▶ **WHAT IS BEING ASKED**
Everything from the line with "Write the matplotlib code for this chart." through the line with "ax.set_xticks(np.arange(-0.5, len(speeds)), minor=True)" should be repeated exactly, both of those lines included, and nothing else.

▶ **ROWS**
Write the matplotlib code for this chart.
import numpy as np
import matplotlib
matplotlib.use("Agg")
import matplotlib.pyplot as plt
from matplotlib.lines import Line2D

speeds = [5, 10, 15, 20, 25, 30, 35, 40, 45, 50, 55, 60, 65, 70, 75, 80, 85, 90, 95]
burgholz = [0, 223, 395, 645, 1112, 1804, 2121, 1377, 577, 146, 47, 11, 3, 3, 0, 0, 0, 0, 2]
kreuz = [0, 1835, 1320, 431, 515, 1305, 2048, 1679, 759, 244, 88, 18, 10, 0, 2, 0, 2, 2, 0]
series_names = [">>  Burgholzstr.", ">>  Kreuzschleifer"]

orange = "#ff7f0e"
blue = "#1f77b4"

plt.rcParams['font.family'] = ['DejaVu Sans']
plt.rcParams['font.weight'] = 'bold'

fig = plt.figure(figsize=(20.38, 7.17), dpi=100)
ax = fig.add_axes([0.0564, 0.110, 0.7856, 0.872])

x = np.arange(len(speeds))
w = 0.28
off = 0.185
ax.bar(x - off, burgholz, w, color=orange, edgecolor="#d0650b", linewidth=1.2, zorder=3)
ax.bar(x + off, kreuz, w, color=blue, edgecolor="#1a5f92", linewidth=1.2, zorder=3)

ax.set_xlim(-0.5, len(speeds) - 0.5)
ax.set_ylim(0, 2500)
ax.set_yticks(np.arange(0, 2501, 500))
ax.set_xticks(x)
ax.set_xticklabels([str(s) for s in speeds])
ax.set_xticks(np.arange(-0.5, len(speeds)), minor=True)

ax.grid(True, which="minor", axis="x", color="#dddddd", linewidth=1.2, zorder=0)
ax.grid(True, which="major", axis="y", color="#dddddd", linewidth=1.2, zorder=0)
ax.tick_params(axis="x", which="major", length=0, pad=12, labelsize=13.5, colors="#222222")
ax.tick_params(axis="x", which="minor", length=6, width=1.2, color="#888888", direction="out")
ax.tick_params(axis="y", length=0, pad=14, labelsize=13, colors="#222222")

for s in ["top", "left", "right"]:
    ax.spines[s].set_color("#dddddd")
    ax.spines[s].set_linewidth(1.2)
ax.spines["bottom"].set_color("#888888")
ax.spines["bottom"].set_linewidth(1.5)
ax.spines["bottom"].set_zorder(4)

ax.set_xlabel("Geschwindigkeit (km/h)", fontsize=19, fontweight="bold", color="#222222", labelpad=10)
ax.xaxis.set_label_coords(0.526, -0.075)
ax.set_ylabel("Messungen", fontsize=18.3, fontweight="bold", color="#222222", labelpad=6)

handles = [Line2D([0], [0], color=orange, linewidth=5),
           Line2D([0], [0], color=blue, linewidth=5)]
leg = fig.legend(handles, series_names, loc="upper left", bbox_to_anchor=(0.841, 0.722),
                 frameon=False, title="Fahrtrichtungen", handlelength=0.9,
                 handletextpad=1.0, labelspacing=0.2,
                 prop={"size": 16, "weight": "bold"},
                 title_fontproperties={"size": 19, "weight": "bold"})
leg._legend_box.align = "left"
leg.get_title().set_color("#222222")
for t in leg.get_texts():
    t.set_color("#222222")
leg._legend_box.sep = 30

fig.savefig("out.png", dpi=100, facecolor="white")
--
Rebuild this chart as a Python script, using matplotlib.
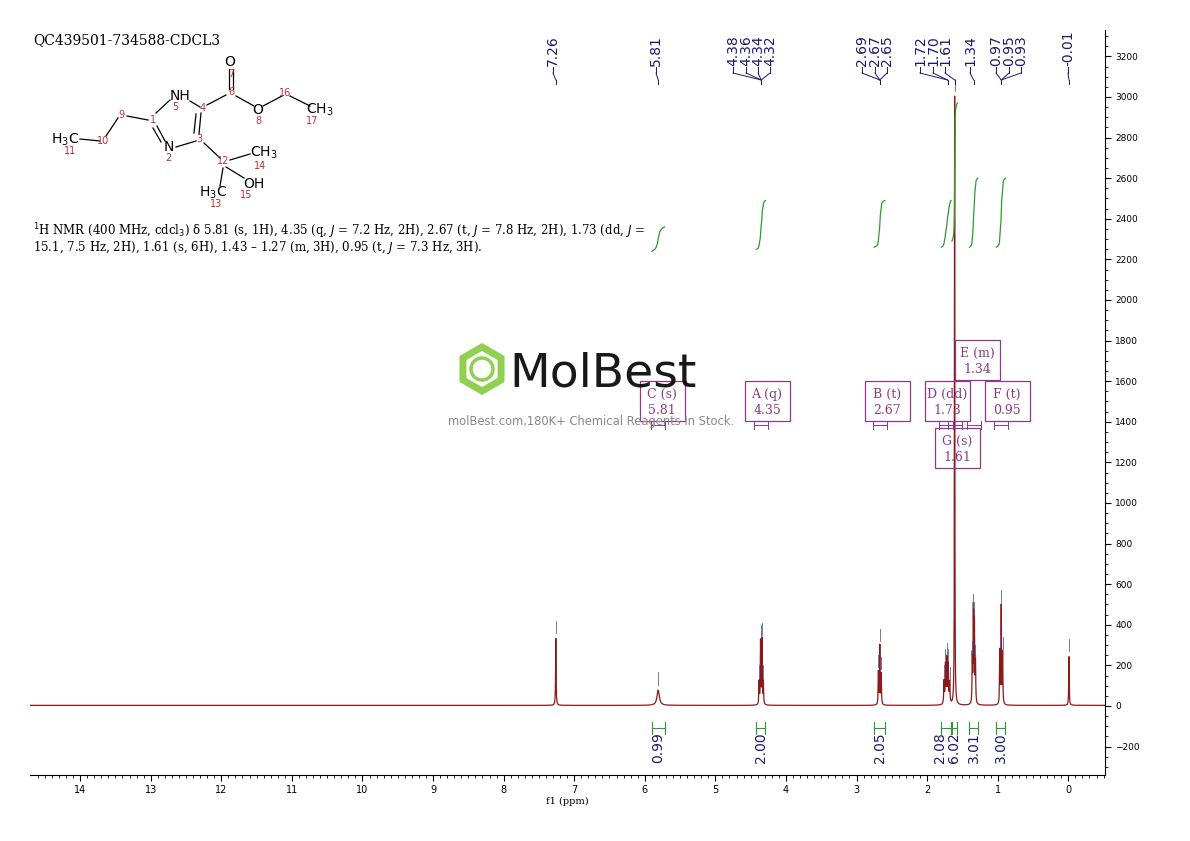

▶ **COMPLETED EXERCISE**
Write the matplotlib code for this chart.
import numpy as np
import matplotlib
matplotlib.use("Agg")
import matplotlib.pyplot as plt
from matplotlib.lines import Line2D

speeds = [5, 10, 15, 20, 25, 30, 35, 40, 45, 50, 55, 60, 65, 70, 75, 80, 85, 90, 95]
burgholz = [0, 223, 395, 645, 1112, 1804, 2121, 1377, 577, 146, 47, 11, 3, 3, 0, 0, 0, 0, 2]
kreuz = [0, 1835, 1320, 431, 515, 1305, 2048, 1679, 759, 244, 88, 18, 10, 0, 2, 0, 2, 2, 0]
series_names = [">>  Burgholzstr.", ">>  Kreuzschleifer"]

orange = "#ff7f0e"
blue = "#1f77b4"

plt.rcParams['font.family'] = ['DejaVu Sans']
plt.rcParams['font.weight'] = 'bold'

fig = plt.figure(figsize=(20.38, 7.17), dpi=100)
ax = fig.add_axes([0.0564, 0.110, 0.7856, 0.872])

x = np.arange(len(speeds))
w = 0.28
off = 0.185
ax.bar(x - off, burgholz, w, color=orange, edgecolor="#d0650b", linewidth=1.2, zorder=3)
ax.bar(x + off, kreuz, w, color=blue, edgecolor="#1a5f92", linewidth=1.2, zorder=3)

ax.set_xlim(-0.5, len(speeds) - 0.5)
ax.set_ylim(0, 2500)
ax.set_yticks(np.arange(0, 2501, 500))
ax.set_xticks(x)
ax.set_xticklabels([str(s) for s in speeds])
ax.set_xticks(np.arange(-0.5, len(speeds)), minor=True)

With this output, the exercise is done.